As a user adds an item to the cart, you can show an animation near the cart about what item was added and how much it costs, but that info should probably fade after a couple seconds.

  • Lauren makes a good point here. To add to that, here is a further resource that you can use as a checklist to ensure that the rest of the online shop promotes good user experience. - smashingmagazine.com/2009/10/08/…
    – Desi
    Commented Feb 10, 2015 at 10:22
  • Citing Amazon as an example is a dangerous path because Jeff Bezos is known to micromanage the design process often times resulting in quite the horrible decisions.
    – dnbrv
    Commented Feb 11, 2015 at 8:54

Something else to consider regarding showing price is how the price will change with tax and/or shipping added.
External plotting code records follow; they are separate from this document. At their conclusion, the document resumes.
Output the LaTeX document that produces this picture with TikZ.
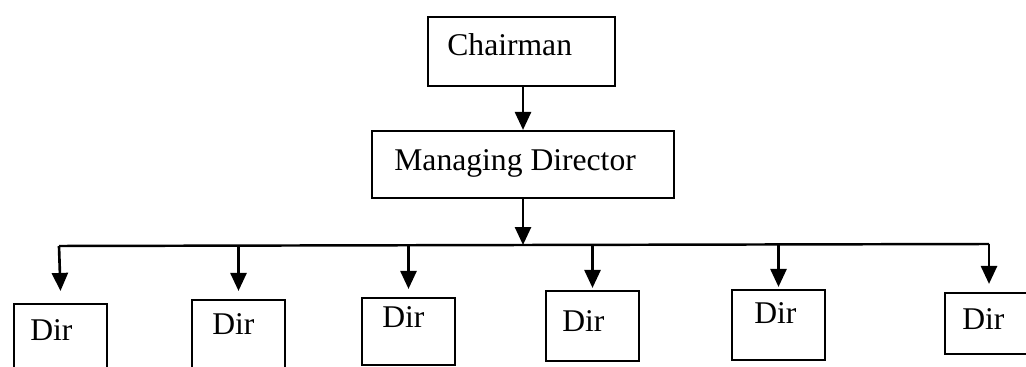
\documentclass[tikz,border=0pt]{standalone}
\usepackage{fontspec}
\setmainfont{Liberation Serif}
\usetikzlibrary{arrows.meta,fit}
\begin{document}
\begin{tikzpicture}[x=0.02cm,y=-0.02cm,
  box/.style={draw=black,line width=1.2pt,inner sep=0pt,rectangle},
  lbl/.style={inner sep=0pt,anchor=base west,font=\fontsize{18pt}{21pt}\selectfont},
  link/.style={line width=1.5pt,-{Triangle[length=0.36cm,width=0.32cm]}},
  bus/.style={line width=1.4pt}]
\useasboundingbox (0,0) rectangle (1026,367);
\fill[white] (0,0) rectangle (1026,367);
\clip (0,0) rectangle (1026,367);

% top of the chart
\node[box,fit={(428,17) (615,86)}] (chair) {};
\node[lbl] (tchair) at (447,56) {Chairman};
\node[box,fit={(372,131) (674,198)}] (md) {};
\node[lbl] (tmd) at (394,171) {Managing Director};

% directors
\node[box,fit={(14,304) (107,385)}] (d1) {};
\node[box,fit={(192,300) (285,385)}] (d2) {};
\node[box,fit={(362,298) (455,365)}] (d3) {};
\node[box,fit={(546,291) (639,361)}] (d4) {};
\node[box,fit={(732,290) (825,360)}] (d5) {};
\node[box,fit={(945,293) (1033,354)}] (d6) {};
\node[lbl] (t1) at (30,340) {Dir};
\node[lbl] (t2) at (212,335) {Dir};
\node[lbl] (t3) at (382,328) {Dir};
\node[lbl] (t4) at (562,332) {Dir};
\node[lbl] (t5) at (754,323) {Dir};
\node[lbl] (t6) at (962,330) {Dir};

% distribution bar
\coordinate (busL) at (59,246);
\coordinate (busR) at (989,244);
\coordinate (busM) at (523,245);

% connectors
\draw[link] (chair.south -| busM) -- (md.north -| busM);
\draw[link] (md.south -| busM) -- (busM);
\draw[bus] (busL) -- (busR);
\draw[link] (busL) -- ([yshift=12*0.02cm]d1.north);
\draw[link] (d2.north |- busM) -- ([yshift=8*0.02cm]d2.north);
\draw[link] (d3.north |- busM) -- ([yshift=8*0.02cm]d3.north);
\draw[link] (d4.north |- busM) -- ([yshift=2*0.02cm]d4.north);
\draw[link] (d5.north |- busM) -- ([yshift=2*0.02cm]d5.north);
\draw[link] (busR) -- ([yshift=8*0.02cm]d6.north);
\end{tikzpicture}
\end{document}
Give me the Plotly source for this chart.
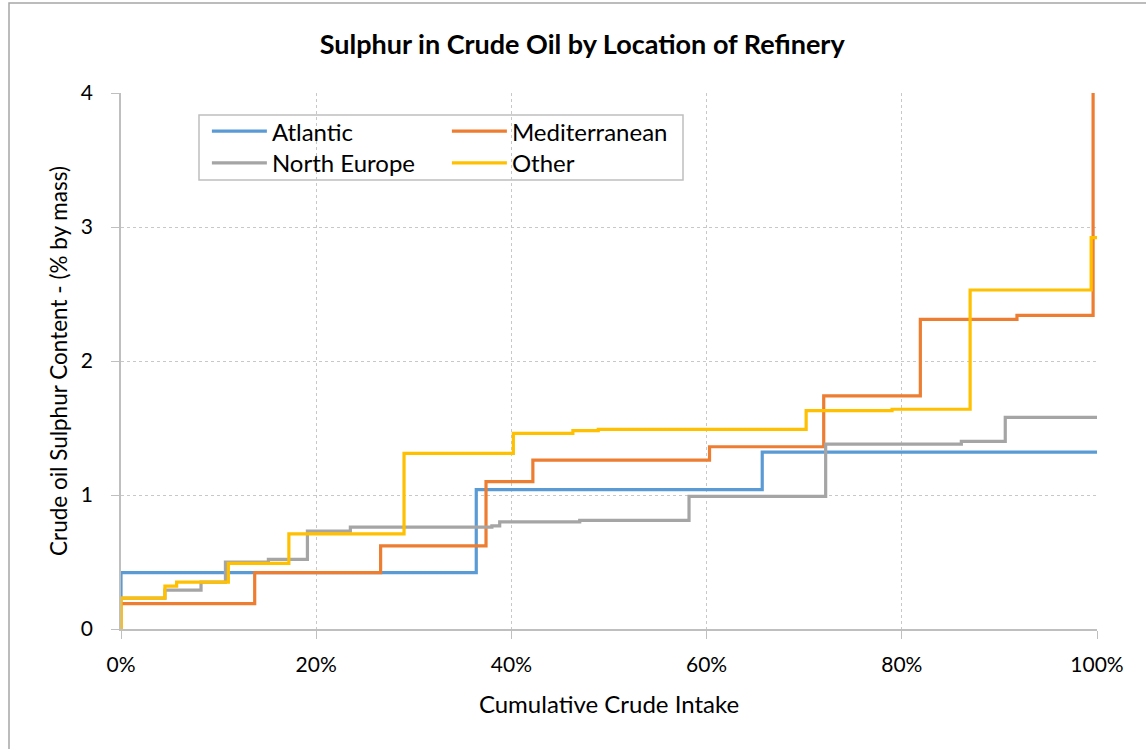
import plotly.graph_objects as go

# Cumulative crude intake (%) and sulphur content (% by mass), step data
atl_x = [0, 0, 36.4, 65.7, 100]
atl_y = [0.23, 0.42, 1.04, 1.32, 1.32]

med_x = [0, 0, 13.7, 26.6, 37.4, 42.2, 60.3, 72.0, 81.9, 91.8, 99.6]
med_y = [0, 0.19, 0.42, 0.62, 1.10, 1.26, 1.36, 1.74, 2.31, 2.34, 4.2]

neu_x = [0, 0, 4.5, 8.2, 10.7, 15.1, 19.1, 23.5, 38.0, 38.8, 47.0, 58.2, 72.2, 86.1, 90.6, 100]
neu_y = [0.20, 0.23, 0.29, 0.35, 0.50, 0.52, 0.73, 0.76, 0.77, 0.80, 0.81, 0.99, 1.38, 1.40, 1.58, 1.58]

oth_x = [0, 0, 4.5, 5.7, 11.0, 17.2, 29.0, 40.2, 46.3, 48.9, 70.2, 79.0, 87.0, 99.4, 100]
oth_y = [0, 0.23, 0.32, 0.35, 0.49, 0.71, 1.31, 1.46, 1.48, 1.49, 1.63, 1.64, 2.53, 2.92, 2.92]

FONT = "Lato"
fig = go.Figure()
series = [
    ("Atlantic", atl_x, atl_y, "#5B9BD5", "legend"),
    ("Mediterranean", med_x, med_y, "#ED7D31", "legend"),
    ("North Europe", neu_x, neu_y, "#A5A5A5", "legend2"),
    ("Other", oth_x, oth_y, "#FFC000", "legend2"),
]
for name, xs, ys, col, lg in series:
    fig.add_trace(go.Scatter(x=xs, y=ys, name=name, mode="lines",
                             line=dict(color=col, width=3.2, shape="hv"), legend=lg))

axis_common = dict(showgrid=True, gridcolor="#C8C8C8", griddash="dot", gridwidth=1,
                   showline=True, linecolor="#BFBFBF", linewidth=1.5,
                   ticks="outside", ticklen=8, tickcolor="#BFBFBF",
                   zeroline=False, tickfont=dict(size=21))

fig.update_layout(
    width=1146, height=749,
    margin=dict(l=121, r=49, t=93, b=120),
    paper_bgcolor="white", plot_bgcolor="white",
    font=dict(family=FONT, size=22, color="#000000"),
    title=dict(text="<b>Sulphur in Crude Oil by Location of Refinery</b>",
               x=0.508, xanchor="center", y=0.94, yanchor="middle",
               font=dict(family=FONT, size=27, color="#000000")),
    xaxis=dict(range=[0, 100], dtick=20, ticksuffix="%", ticklabelstandoff=8,
               title=dict(text="Cumulative Crude Intake", standoff=21, font=dict(size=24)),
               **axis_common),
    yaxis=dict(range=[0, 4], dtick=1, ticklabelstandoff=14,
               title=dict(text="Crude oil Sulphur Content - (% by mass)", standoff=7, font=dict(size=22.5)),
               **axis_common),
    legend=dict(orientation="h", x=0.088, y=0.970, xanchor="left", yanchor="top",
                bgcolor="rgba(0,0,0,0)", entrywidth=170, font=dict(size=24),
                tracegroupgap=0, itemwidth=55),
    legend2=dict(orientation="h", x=0.088, y=0.911, xanchor="left", yanchor="top",
                 bgcolor="rgba(0,0,0,0)", entrywidth=170, font=dict(size=24),
                 tracegroupgap=0, itemwidth=55),
    shapes=[
        dict(type="rect", xref="paper", yref="paper",
             x0=(199 - 121) / 976, x1=(683 - 121) / 976,
             y0=(629 - 180) / 536, y1=(629 - 115) / 536,
             line=dict(color="#BFBFBF", width=1.5), fillcolor="white", layer="below"),
        dict(type="rect", xref="paper", yref="paper",
             x0=(9 - 121) / 976, x1=(1160 - 121) / 976,
             y0=(629 - 760) / 536, y1=(629 - 3) / 536,
             line=dict(color="#A6A6A6", width=1.5), fillcolor="rgba(0,0,0,0)", layer="below"),
    ],
)
fig.write_html("out.html", config={"displayModeBar": False},
               post_script="document.body.style.margin='0';document.body.style.overflow='hidden';")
The number of items won't be affected by actions later down the check-out flow.

For example, if the user selects a shipping option or enters a shipping address and then goes back to shop more, do you show the updated price or not?
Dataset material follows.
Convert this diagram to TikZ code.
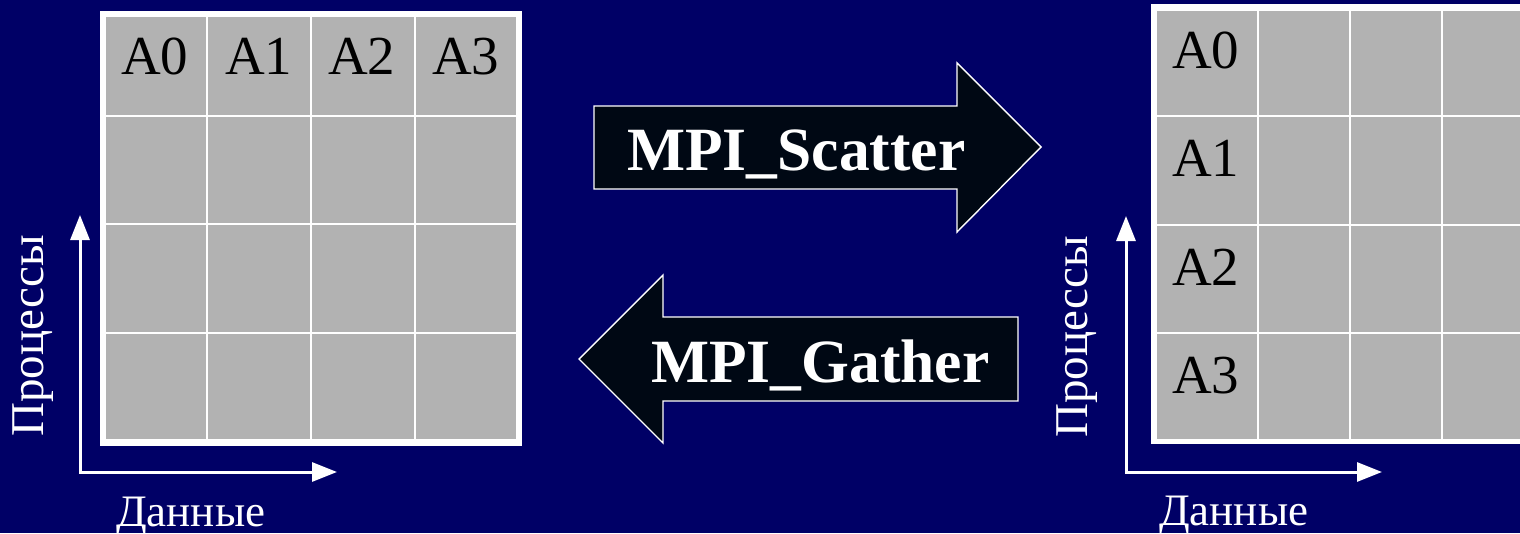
\documentclass[tikz,border=0pt]{standalone}
\usepackage{fontspec}
\setmainfont{Liberation Serif}
\usetikzlibrary{arrows.meta}
\definecolor{slidebg}{HTML}{000066}
\definecolor{cellgrey}{HTML}{B2B2B2}
\definecolor{arrowfill}{HTML}{000814}
\newcommand\cellsize{\fontsize{55}{62}\selectfont}
\newcommand\axissize{\fontsize{47}{54}\selectfont}
\newcommand\datasize{\fontsize{45}{52}\selectfont}
\newcommand\opsize{\fontsize{61.5}{68}\selectfont\bfseries}
\tikzset{
  gridcell/.style={fill=cellgrey},
  celltext/.style={inner sep=0pt, anchor=base west, text=black, font=\cellsize},
  axislabel/.style={inner sep=0pt, anchor=base west, text=white, font=\axissize},
  datalabel/.style={axislabel, font=\datasize},
  axisline/.style={draw=white, line width=3pt, line join=miter,
    {Triangle[length=25pt,width=19pt]}-{Triangle[length=25pt,width=19pt]}},
  blockarrow/.style={fill=arrowfill, draw=white, line width=1.4pt, line join=miter},
  optext/.style={inner sep=0pt, anchor=base west, text=white, font=\opsize}
}
\begin{document}
\begin{tikzpicture}[x=1pt,y=-1pt]
  \fill[slidebg] (0,0) rectangle (1520,533);
  \useasboundingbox (0,0) rectangle (1520,533);

  % ---------- left matrix: the root holds A0..A3 in its first row ----------
  \fill[white] (100,11) rectangle (522,446);
  \foreach \xa/\xb [count=\c] in {105/207,207/311,311/415,415/517}
    \foreach \ya/\yb [count=\r] in {16/116,116/224,224/333,333/440}
      \fill[gridcell] (\xa+1,\ya+1) rectangle (\xb-1,\yb-1);
  \node[celltext] (l0) at (121,74) {A0};
  \node[celltext] (l1) at (225,74) {A1};
  \node[celltext] (l2) at (328,74) {A2};
  \node[celltext] (l3) at (432,74) {A3};

  % axes of the left matrix
  \coordinate (lo) at (80,472);
  \coordinate (lup) at (80,215);
  \coordinate (lright) at (337,472);
  \draw[axisline] (lup) -- (lo) -- (lright);
  \node[axislabel, rotate=90] (lproc) at (43,437) {Процессы};
  \node[datalabel] (ldata) at (116,526) {Данные};

  % ---------- block arrows ----------
  \draw[blockarrow] (594,106) -- (957,106) -- (957,63) -- (1041,147)
    -- (957,232) -- (957,189) -- (594,189) -- cycle;
  \node[optext] (scatter) at (627,170) {MPI\_Scatter};

  \draw[blockarrow] (1018,317) -- (663,317) -- (663,275) -- (579,359)
    -- (663,443) -- (663,401) -- (1018,401) -- cycle;
  \node[optext] (gather) at (651,382) {MPI\_Gather};

  % ---------- right matrix: each process holds one block ----------
  \fill[white] (1151,4) rectangle (1550,444);
  \foreach \xa/\xb [count=\c] in {1156/1258,1258/1350,1350/1442,1442/1545}
    \foreach \ya/\yb [count=\r] in {10/116,116/225,225/333,333/440}
      \fill[gridcell] (\xa+1,\ya+1) rectangle (\xb-1,\yb-1);
  \node[celltext] (r0) at (1172,68) {A0};
  \node[celltext] (r1) at (1172,176) {A1};
  \node[celltext] (r2) at (1172,285) {A2};
  \node[celltext] (r3) at (1172,393) {A3};

  % axes of the right matrix
  \coordinate (ro) at (1126,472);
  \coordinate (rup) at (1126,216);
  \coordinate (rright) at (1382,472);
  \draw[axisline] (rup) -- (ro) -- (rright);
  \node[axislabel, rotate=90] (rproc) at (1087,438) {Процессы};
  \node[datalabel] (rdata) at (1159,525) {Данные};
\end{tikzpicture}
\end{document}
What if the user adds another item to their cart which pushes them up a shipping tier? The total of the cart would increase by more than the value of the item added - which doesn't look good!
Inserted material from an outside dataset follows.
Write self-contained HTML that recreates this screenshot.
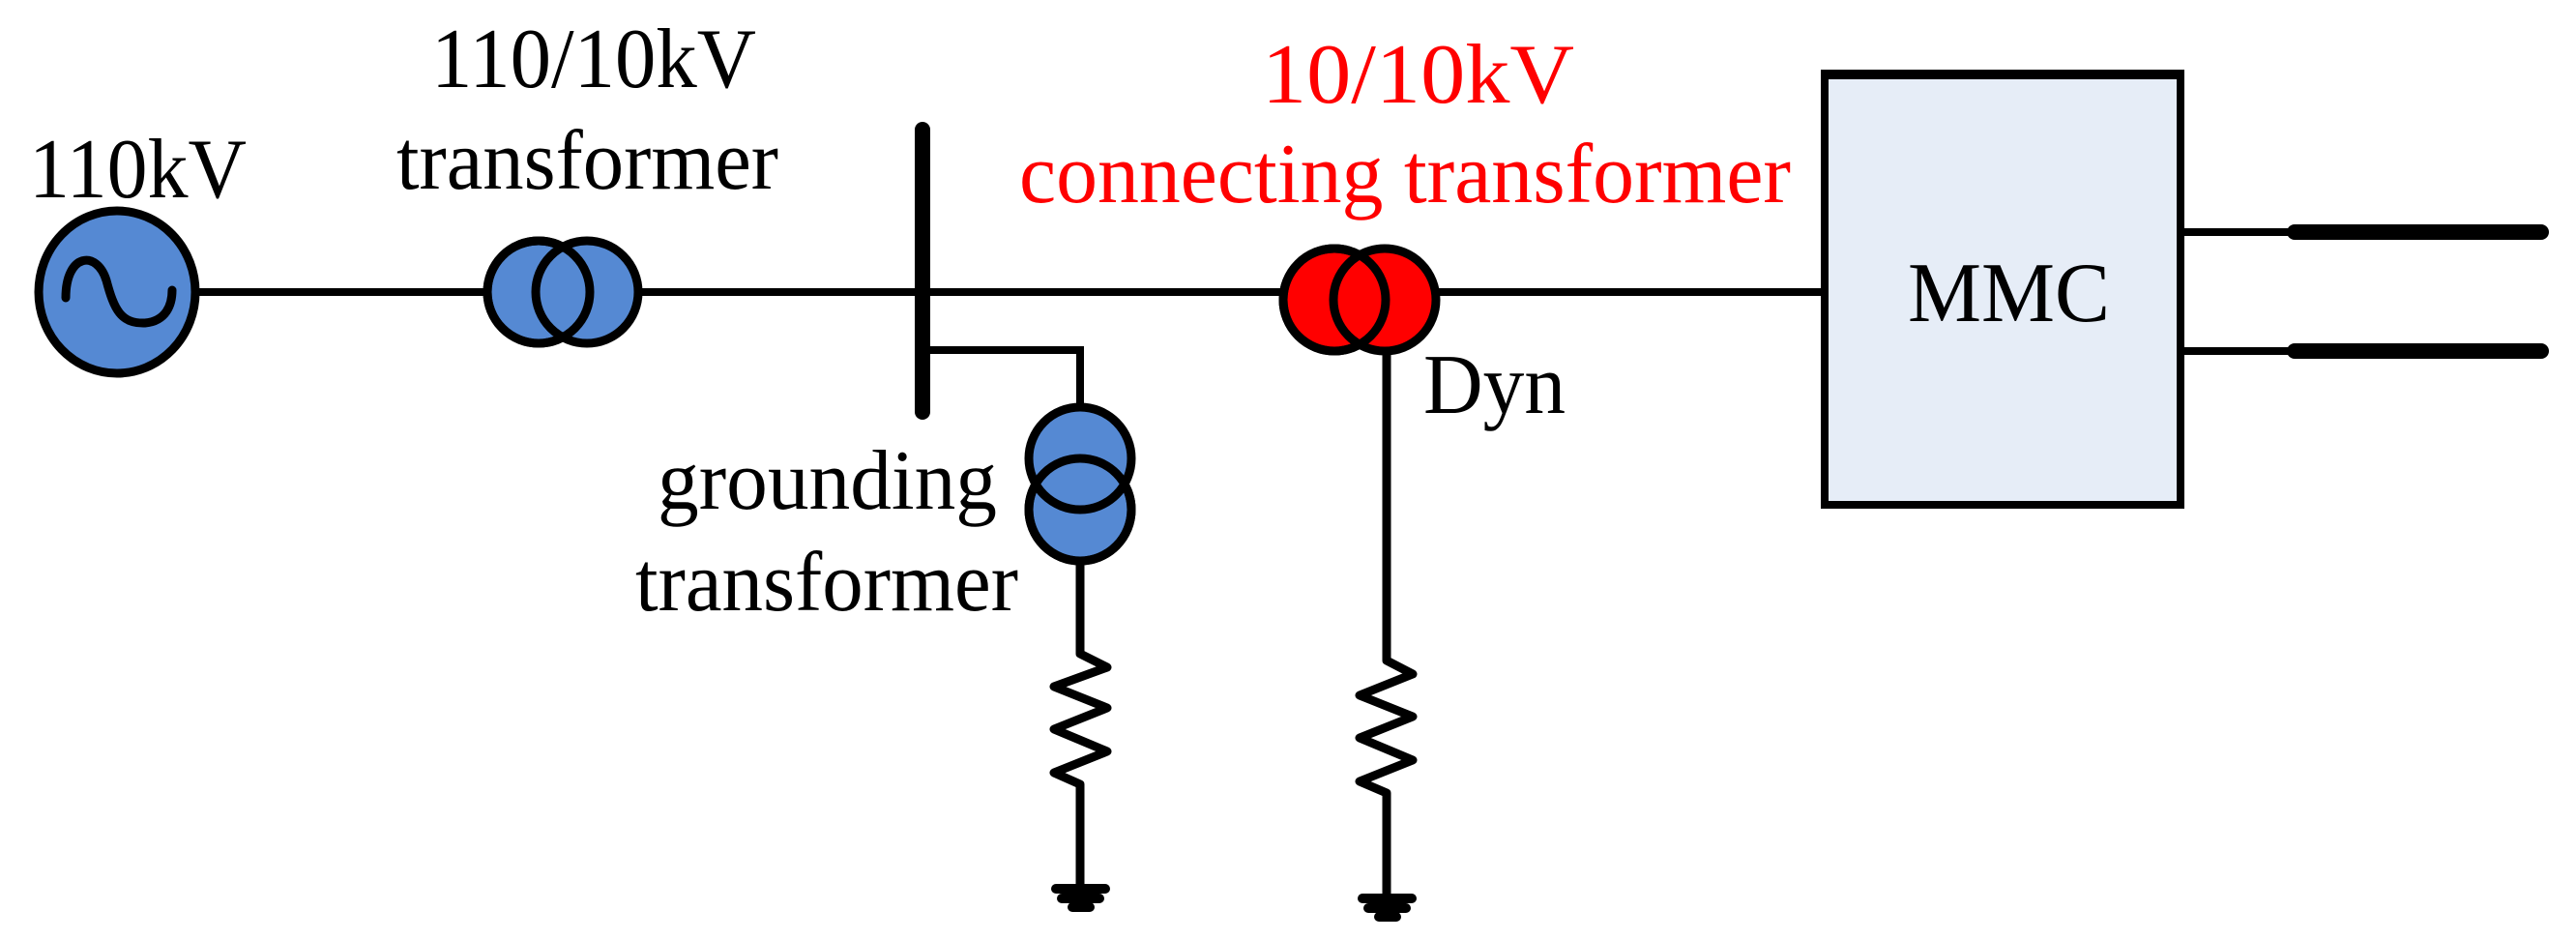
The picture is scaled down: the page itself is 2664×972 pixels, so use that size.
<!DOCTYPE html>
<html><head><meta charset="utf-8"><style>html,body{margin:0;padding:0;background:#fff}svg{display:block}</style></head>
<body>
<svg width="2664" height="972" viewBox="0 0 2664 972" xmlns="http://www.w3.org/2000/svg" font-family="'Liberation Serif', serif" font-size="88">
<!-- main line -->
<line x1="200" y1="302" x2="1884" y2="302" stroke="#000" stroke-width="8"/>
<!-- generator -->
<ellipse cx="121" cy="302" rx="81" ry="84" fill="#5589d3" stroke="#000" stroke-width="9"/>
<path d="M68,308 C68,262 100,258 110,290 C118,320 125,335 150,334 C172,332 178,315 178,300" fill="none" stroke="#000" stroke-width="9" stroke-linecap="round"/>
<!-- 110/10 transformer -->
<circle cx="557" cy="302" r="53" fill="#5589d3" stroke="#000" stroke-width="9"/>
<circle cx="607" cy="302" r="53" fill="#5589d3" stroke="#000" stroke-width="9"/>
<circle cx="557" cy="302" r="53" fill="none" stroke="#000" stroke-width="9"/>
<!-- bus -->
<line x1="954" y1="134" x2="954" y2="426" stroke="#000" stroke-width="16" stroke-linecap="round"/>
<polyline points="954,362 1117,362 1117,421" fill="none" stroke="#000" stroke-width="8"/>
<!-- grounding transformer -->
<circle cx="1117" cy="527" r="53" fill="#5589d3" stroke="#000" stroke-width="9"/>
<circle cx="1117" cy="474" r="53" fill="#5589d3" stroke="#000" stroke-width="9"/>
<circle cx="1117" cy="527" r="53" fill="none" stroke="#000" stroke-width="9"/>
<polyline points="1117,580 1117,676 1145,690 1090,710 1145,732 1090,754 1145,777 1090,799 1117,811 1117,919" fill="none" stroke="#000" stroke-width="9" stroke-linejoin="round"/>
<g stroke="#000" stroke-width="10" stroke-linecap="round">
<line x1="1092" y1="919" x2="1143" y2="919"/><line x1="1098" y1="929" x2="1137" y2="929"/><line x1="1109" y1="938" x2="1127" y2="938"/>
</g>
<!-- red transformer -->
<circle cx="1380" cy="310" r="53" fill="#ff0000" stroke="#000" stroke-width="9"/>
<circle cx="1432" cy="310" r="53" fill="#ff0000" stroke="#000" stroke-width="9"/>
<circle cx="1380" cy="310" r="53" fill="none" stroke="#000" stroke-width="9"/>
<polyline points="1434,363 1434,683 1461,697 1406,719 1461,741 1406,763 1461,786 1406,808 1434,820 1434,929" fill="none" stroke="#000" stroke-width="9" stroke-linejoin="round"/>
<g stroke="#000" stroke-width="10" stroke-linecap="round">
<line x1="1409" y1="929" x2="1460" y2="929"/><line x1="1415" y1="939" x2="1454" y2="939"/><line x1="1426" y1="948" x2="1444" y2="948"/>
</g>
<!-- MMC -->
<rect x="1887" y="76" width="368" height="446" fill="#e6edf7" stroke="#000" stroke-width="8"/>
<line x1="1884" y1="77" x2="2258" y2="77" stroke="#000" stroke-width="10"/>
<line x1="2256" y1="240" x2="2373" y2="240" stroke="#000" stroke-width="8"/>
<line x1="2373" y1="240" x2="2628" y2="240" stroke="#000" stroke-width="16" stroke-linecap="round"/>
<line x1="2256" y1="363" x2="2373" y2="363" stroke="#000" stroke-width="8"/>
<line x1="2373" y1="363" x2="2628" y2="363" stroke="#000" stroke-width="16" stroke-linecap="round"/>
<!-- text -->
<text x="30" y="204" textLength="225" lengthAdjust="spacingAndGlyphs">110kV</text>
<text x="446" y="90" textLength="336" lengthAdjust="spacingAndGlyphs">110/10kV</text>
<text x="410" y="195" textLength="395" lengthAdjust="spacingAndGlyphs">transformer</text>
<text x="1305" y="106" fill="#ff0000" textLength="323" lengthAdjust="spacingAndGlyphs">10/10kV</text>
<text x="1054" y="209" fill="#ff0000" textLength="798" lengthAdjust="spacingAndGlyphs">connecting transformer</text>
<text x="1472" y="427" textLength="147" lengthAdjust="spacingAndGlyphs">Dyn</text>
<text x="1973" y="332" textLength="209" lengthAdjust="spacingAndGlyphs">MMC</text>
<text x="680" y="526" textLength="351" lengthAdjust="spacingAndGlyphs">grounding</text>
<text x="657" y="631" textLength="396" lengthAdjust="spacingAndGlyphs">transformer</text>
</svg>
</body></html>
update Your comment changes the question significantly, therefore, if the donation to charity made by your site is a motivating factor in the use of the site, then it seems reasonable to show the price/donation alongside the number of items.

Especially if the shipping costs issue is not relevant.

  • Yes you are right, but first of all since its a trial version we will have free shipping. This is an commerce that donates certain amount from the total cost to a charity organization so I'm thinking i should present the total amount the customer will donate with the amount of product he will purchase. this is better then telling him how much he will spend and it is aligned with the purpose of this website
    – Adi Danot
    Commented Feb 10, 2015 at 20:20
  • That changes the scenario significantly. If the amount spent and donated is a motivation for using the site, it would seem a good idea to indicate that.
    – Steven
    Commented Feb 10, 2015 at 21:43

In a quick survey, Amazon, Wal Mart and Best Buy all opted to show just the number of items in the cart (not the amount).

I'm not sure why, but I can imagine that it hurts business to show the amount as it accumulates even though it would provide a better UX. Users might think "gosh- I already have spent more than $500- I better take something out of my cart". Or, they may have determined only power/advanced users want to see this information so the number of items is simpler.

I would vote to show both if you can, but when in doubt I would follow the precedent set by industry leaders.


Showing number of items in the basket provides just enough feedback to keep the user shopping and assuring him/her that the selected items have been added to the basket. Showing the user more than that without Explicit action from the user is more likely to become a distraction.